» **Material provided**:
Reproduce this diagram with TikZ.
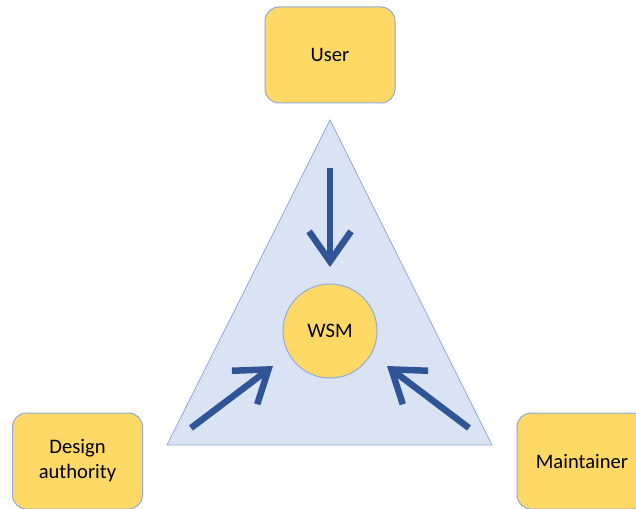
\documentclass[tikz,border=0pt]{standalone}
\usepackage{fontspec}
\setmainfont{Carlito}
\usepackage{xcolor}
\usepackage{tikz}
\usetikzlibrary{arrows.meta}

\definecolor{rolefill}{HTML}{FFD966}
\definecolor{roleline}{HTML}{8FAADC}
\definecolor{trifill}{HTML}{DAE3F3}
\definecolor{triline}{HTML}{8FAADC}
\definecolor{pushblue}{HTML}{2F5597}

\begin{document}
\begin{tikzpicture}[x=1pt,y=-1pt,
  role/.style={draw=roleline, fill=rolefill, line width=1pt, rounded corners=14pt,
    minimum width=130pt, minimum height=96pt, align=center,
    font=\fontsize{20.6}{25}\selectfont},
  push/.style={draw=pushblue, line width=6.5pt,
    -{Straight Barb[length=30pt,width=42pt]}}]

\useasboundingbox (0,0) rectangle (636,508);

% Triangle
\draw[draw=triline, fill=trifill, line width=0.8pt] (330,120) -- (492,445) -- (167,445) -- cycle;

% Roles
\node[role] (user) at (330,55) {User};
\node[role] (design) at (77.5,461) {Design\\authority};
\node[role] (maint) at (582,461) {Maintainer};

% WSM
\node[circle, draw=roleline, fill=rolefill, line width=1pt, minimum size=94pt, inner sep=0pt,
  font=\fontsize{20.6}{25}\selectfont] (wsm) at (330,331) {WSM};

% Arrows
\coordinate (userTail) at (330,168);
\coordinate (userTip) at (330,267);
\coordinate (designTail) at (191,428);
\coordinate (designTip) at (273,366);
\coordinate (maintTail) at (469,428);
\coordinate (maintTip) at (387,366);

\draw[push] (userTail) -- (userTip);
\draw[push] (designTail) -- (designTip);
\draw[push] (maintTail) -- (maintTip);

\end{tikzpicture}
\end{document}
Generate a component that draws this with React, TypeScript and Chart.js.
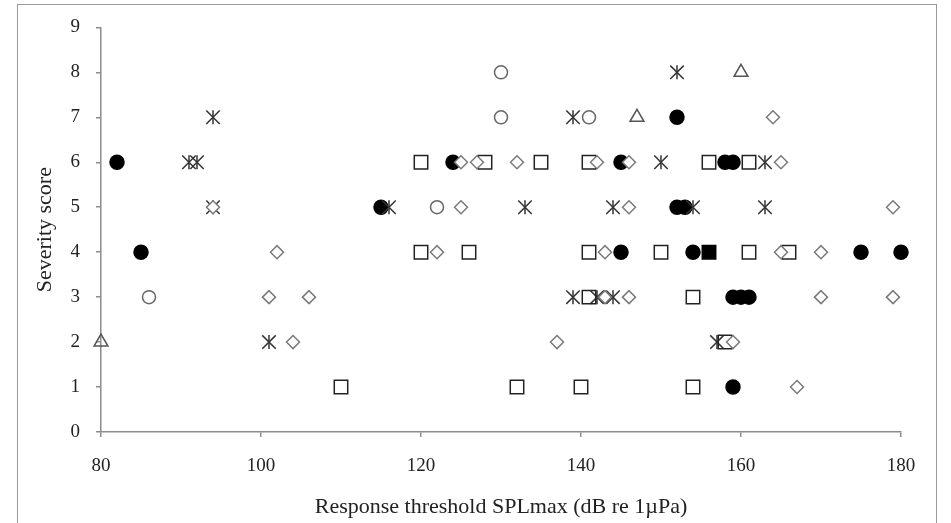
import React, { useEffect, useRef } from "react";
import { Chart, registerables } from "chart.js";

Chart.register(...registerables);

// Response threshold SPLmax (x) vs severity score (y), by marker type
const openSquares: [number, number][] = [
  [120, 6], [128, 6], [135, 6], [141, 6], [156, 6], [161, 6],
  [120, 4], [126, 4], [141, 4], [150, 4], [161, 4], [166, 4],
  [141, 3], [154, 3],
  [158, 2],
  [110, 1], [132, 1], [140, 1], [154, 1],
];
const filledSquares: [number, number][] = [[156, 4]];
const diamonds: [number, number][] = [
  [164, 7],
  [125, 6], [127, 6], [132, 6], [142, 6], [146, 6], [165, 6],
  [94, 5], [125, 5], [146, 5], [179, 5],
  [102, 4], [122, 4], [143, 4], [165, 4], [170, 4],
  [101, 3], [106, 3], [143, 3], [146, 3], [170, 3], [179, 3],
  [104, 2], [137, 2], [159, 2],
  [167, 1],
];
const filledCircles: [number, number][] = [
  [152, 7],
  [82, 6], [124, 6], [145, 6], [158, 6], [159, 6],
  [115, 5], [152, 5], [153, 5],
  [85, 4], [145, 4], [154, 4], [175, 4], [180, 4],
  [159, 3], [160, 3], [161, 3],
  [159, 1],
];
const openCircles: [number, number][] = [
  [130, 8], [130, 7], [141, 7], [122, 5], [86, 3],
];
const asterisks: [number, number][] = [
  [152, 8],
  [94, 7], [139, 7],
  [91, 6], [92, 6], [150, 6], [163, 6],
  [94, 5], [116, 5], [133, 5], [144, 5], [154, 5], [163, 5],
  [139, 3], [142, 3], [144, 3],
  [101, 2], [157, 2],
];
const triangles: [number, number][] = [[160, 8], [147, 7], [80, 2]];

const xTicks = [80, 100, 120, 140, 160, 180];
const yTicks = [0, 1, 2, 3, 4, 5, 6, 7, 8, 9];
const xTitle = "Response threshold SPLmax (dB re 1\u00b5Pa)";
const yTitle = "Severity score";

const toPts = (a: [number, number][]) => a.map(([x, y]) => ({ x, y }));

export default function App() {
  const ref = useRef<HTMLCanvasElement | null>(null);
  useEffect(() => {
    if (!ref.current) return;
    const fontFam = "'Liberation Serif', 'Times New Roman', serif";
    const base = { showLine: false, clip: false as any, borderWidth: 1.5 };
    const chart = new Chart(ref.current, {
      type: "scatter",
      data: {
        datasets: [
          { ...base, label: "diamond", data: toPts(diamonds), pointStyle: "rectRot", pointRadius: 6.5, borderColor: "#7a7a7a", backgroundColor: "#ffffff" },
          { ...base, label: "square", data: toPts(openSquares), pointStyle: "rect", pointRadius: 9.5, borderColor: "#222222", backgroundColor: "rgba(255,255,255,0)" },
          { ...base, label: "filled square", data: toPts(filledSquares), pointStyle: "rect", pointRadius: 9.5, borderColor: "#000000", backgroundColor: "#000000" },
          { ...base, label: "open circle", data: toPts(openCircles), pointStyle: "circle", pointRadius: 6.5, borderColor: "#666666", backgroundColor: "rgba(255,255,255,0)" },
          { ...base, label: "triangle", data: toPts(triangles), pointStyle: "triangle", pointRadius: 8, borderColor: "#555555", backgroundColor: "rgba(255,255,255,0)" },
          { ...base, label: "asterisk X", data: toPts(asterisks), pointStyle: "crossRot", pointRadius: 9.5, borderColor: "#333333" },
          { ...base, label: "asterisk |", data: toPts(asterisks), pointStyle: "line", rotation: 90, pointRadius: 7, borderColor: "#333333" },
          { ...base, label: "filled circle", data: toPts(filledCircles), pointStyle: "circle", pointRadius: 7, borderColor: "#000000", backgroundColor: "#000000" },
        ],
      },
      options: {
        animation: false,
        responsive: false,
        maintainAspectRatio: false,
        events: [],
        layout: { padding: { top: 23, right: 50, bottom: 0, left: 0 } },
        plugins: { legend: { display: false }, tooltip: { enabled: false } },
        scales: {
          x: {
            type: "linear",
            min: 80,
            max: 180,
            afterBuildTicks: (s: any) => { s.ticks = xTicks.map((v) => ({ value: v })); },
            afterFit: (s: any) => { s.height = 91; },
            ticks: { color: "#222222", font: { family: fontFam, size: 19 }, padding: 18 },
            grid: { drawOnChartArea: false, drawTicks: true, tickLength: 5, color: "#8c8c8c", lineWidth: 1.5 },
            border: { color: "#8c8c8c", width: 1.5 },
            title: { display: true, text: xTitle, color: "#222222", font: { family: fontFam, size: 22 }, padding: { top: 0, bottom: 3 } },
          },
          y: {
            type: "linear",
            min: 0,
            max: 9,
            afterBuildTicks: (s: any) => { s.ticks = yTicks.map((v) => ({ value: v })); },
            afterFit: (s: any) => { s.width = 101; },
            ticks: { color: "#222222", font: { family: fontFam, size: 19 }, padding: 16 },
            grid: { drawOnChartArea: false, drawTicks: true, tickLength: 5, color: "#8c8c8c", lineWidth: 1.5 },
            border: { color: "#8c8c8c", width: 1.5 },
            title: { display: true, text: yTitle, color: "#222222", font: { family: fontFam, size: 22 }, padding: { top: 32, bottom: 0 } },
          },
        },
      },
    });
    return () => chart.destroy();
  }, []);
  return (
    <div style={{ position: "absolute", left: 0, top: 0, width: 951, height: 523, background: "#fff", overflow: "hidden" }}>
      <div style={{ position: "absolute", left: 17, top: 4, width: 920, height: 540, border: "1px solid #9a9a9a", boxSizing: "border-box" }} />
      <canvas ref={ref} width={951} height={523} style={{ position: "absolute", left: 0, top: 0, width: 951, height: 523 }} />
    </div>
  );
}
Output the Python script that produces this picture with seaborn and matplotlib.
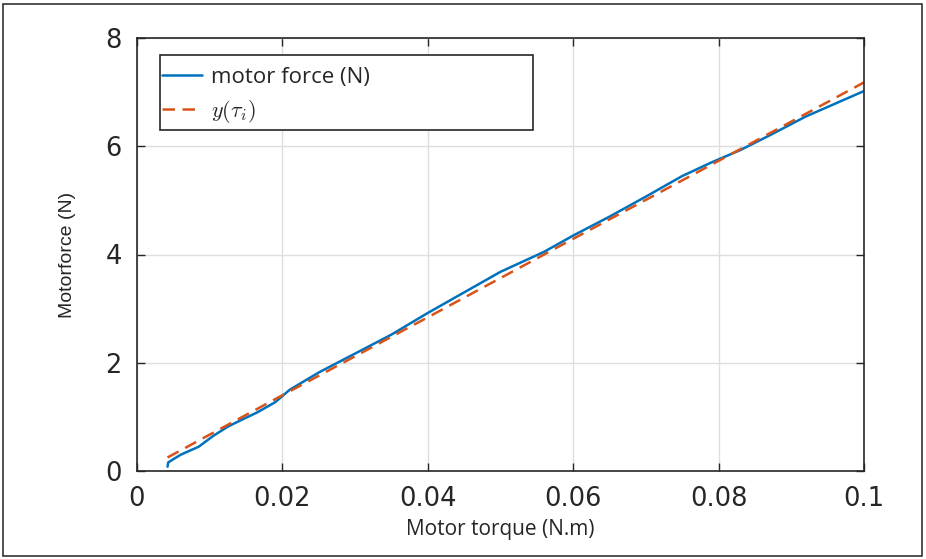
import numpy as np
import pandas as pd
import matplotlib
matplotlib.use("Agg")
import matplotlib.pyplot as plt
import seaborn as sns
from matplotlib.patches import Rectangle

# measured motor force
torque = [0.0042, 0.0043, 0.006, 0.0085, 0.0105, 0.0125, 0.014, 0.0165, 0.019, 0.021,
          0.025, 0.030, 0.035, 0.040, 0.045, 0.050, 0.056, 0.060, 0.065, 0.070,
          0.075, 0.079, 0.083, 0.087, 0.092, 0.100]
force = [0.08, 0.16, 0.30, 0.45, 0.65, 0.82, 0.92, 1.08, 1.27, 1.50,
         1.82, 2.17, 2.52, 2.92, 3.30, 3.68, 4.05, 4.35, 4.70, 5.07,
         5.45, 5.70, 5.93, 6.20, 6.55, 7.02]
# fitted model y(tau_i)
fit_torque = [0.0042, 0.020, 0.040, 0.060, 0.080, 0.100]
fit_force = [0.25, 1.40, 2.84, 4.29, 5.73, 7.18]

xticks = [0, 0.02, 0.04, 0.06, 0.08, 0.1]
xticklabels = ["0", "0.02", "0.04", "0.06", "0.08", "0.1"]
yticks = [0, 2, 4, 6, 8]

sns.set_theme(style="white")
plt.rcParams['font.family'] = ['Liberation Sans', 'DejaVu Sans']
plt.rcParams['mathtext.fontset'] = 'cm'

fig = plt.figure(figsize=(9.26, 5.59), dpi=100)
ax = fig.add_axes([137/926, 1-471/559, (864-137)/926, (471-38)/559])

df1 = pd.DataFrame({"x": torque, "y": force})
df2 = pd.DataFrame({"x": fit_torque, "y": fit_force})
sns.lineplot(data=df1, x="x", y="y", ax=ax, color="#0072BD", lw=1.8,
             label="motor force (N)", sort=False)
sns.lineplot(data=df2, x="x", y="y", ax=ax, color="#D95319", lw=1.8,
             linestyle=(0, (5, 3)), label=r"$y(\tau_i)$", sort=False)

ax.set_xlim(0, 0.1)
ax.set_ylim(0, 8)
ax.set_xticks(xticks)
ax.set_xticklabels(xticklabels, family="DejaVu Sans", fontsize=18.5)
ax.set_yticks(yticks)
ax.set_yticklabels([str(v) for v in yticks], family="DejaVu Sans", fontsize=18.5)
ax.grid(True, color="#DEDEDE", lw=1)
ax.tick_params(direction="in", length=6, width=1, colors="#262626",
               top=True, right=True, bottom=True, left=True)
ax.tick_params(axis="x", pad=11)
ax.tick_params(axis="y", pad=11)
for s in ax.spines.values():
    s.set_visible(True)
    s.set_color("#262626")
    s.set_linewidth(1.2)

ax.set_xlabel("Motor torque (N.m)", fontsize=15, family="Open Sans",
              color="#262626", labelpad=5)
ax.set_ylabel("Motorforce (N)", fontsize=14, color="#262626", labelpad=21)

leg = ax.legend(loc="upper left", bbox_to_anchor=((162-137)/727, (471-67)/433),
                prop={"family": "Open Sans", "size": 16},
                frameon=False, borderaxespad=0, borderpad=0,
                handlelength=1.8, handletextpad=0.4, labelspacing=0.45)
ax.add_patch(Rectangle(((160-137)/727, (471-130)/433), (533-160)/727, 75/433,
                       transform=ax.transAxes, fill=True, facecolor="white",
                       edgecolor="#262626", lw=1.2, zorder=4))
leg.set_zorder(5)

fig.patches.append(Rectangle((3/926, 3/559), 919/926, 552/559, transform=fig.transFigure,
                             fill=False, edgecolor="#333333", lw=1.2))

fig.savefig("out.png", dpi=100)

» **Directions**: Take the stretch from the line containing "Generate a component" through the line containing "const toPts = (a: [number, number][])" and reproduce it exactly, both ends included. Omit the pictures.

» **Finished answer**:
Generate a component that draws this with React, TypeScript and Chart.js.
import React, { useEffect, useRef } from "react";
import { Chart, registerables } from "chart.js";

Chart.register(...registerables);

// Response threshold SPLmax (x) vs severity score (y), by marker type
const openSquares: [number, number][] = [
  [120, 6], [128, 6], [135, 6], [141, 6], [156, 6], [161, 6],
  [120, 4], [126, 4], [141, 4], [150, 4], [161, 4], [166, 4],
  [141, 3], [154, 3],
  [158, 2],
  [110, 1], [132, 1], [140, 1], [154, 1],
];
const filledSquares: [number, number][] = [[156, 4]];
const diamonds: [number, number][] = [
  [164, 7],
  [125, 6], [127, 6], [132, 6], [142, 6], [146, 6], [165, 6],
  [94, 5], [125, 5], [146, 5], [179, 5],
  [102, 4], [122, 4], [143, 4], [165, 4], [170, 4],
  [101, 3], [106, 3], [143, 3], [146, 3], [170, 3], [179, 3],
  [104, 2], [137, 2], [159, 2],
  [167, 1],
];
const filledCircles: [number, number][] = [
  [152, 7],
  [82, 6], [124, 6], [145, 6], [158, 6], [159, 6],
  [115, 5], [152, 5], [153, 5],
  [85, 4], [145, 4], [154, 4], [175, 4], [180, 4],
  [159, 3], [160, 3], [161, 3],
  [159, 1],
];
const openCircles: [number, number][] = [
  [130, 8], [130, 7], [141, 7], [122, 5], [86, 3],
];
const asterisks: [number, number][] = [
  [152, 8],
  [94, 7], [139, 7],
  [91, 6], [92, 6], [150, 6], [163, 6],
  [94, 5], [116, 5], [133, 5], [144, 5], [154, 5], [163, 5],
  [139, 3], [142, 3], [144, 3],
  [101, 2], [157, 2],
];
const triangles: [number, number][] = [[160, 8], [147, 7], [80, 2]];

const xTicks = [80, 100, 120, 140, 160, 180];
const yTicks = [0, 1, 2, 3, 4, 5, 6, 7, 8, 9];
const xTitle = "Response threshold SPLmax (dB re 1\u00b5Pa)";
const yTitle = "Severity score";

const toPts = (a: [number, number][]) => a.map(([x, y]) => ({ x, y }));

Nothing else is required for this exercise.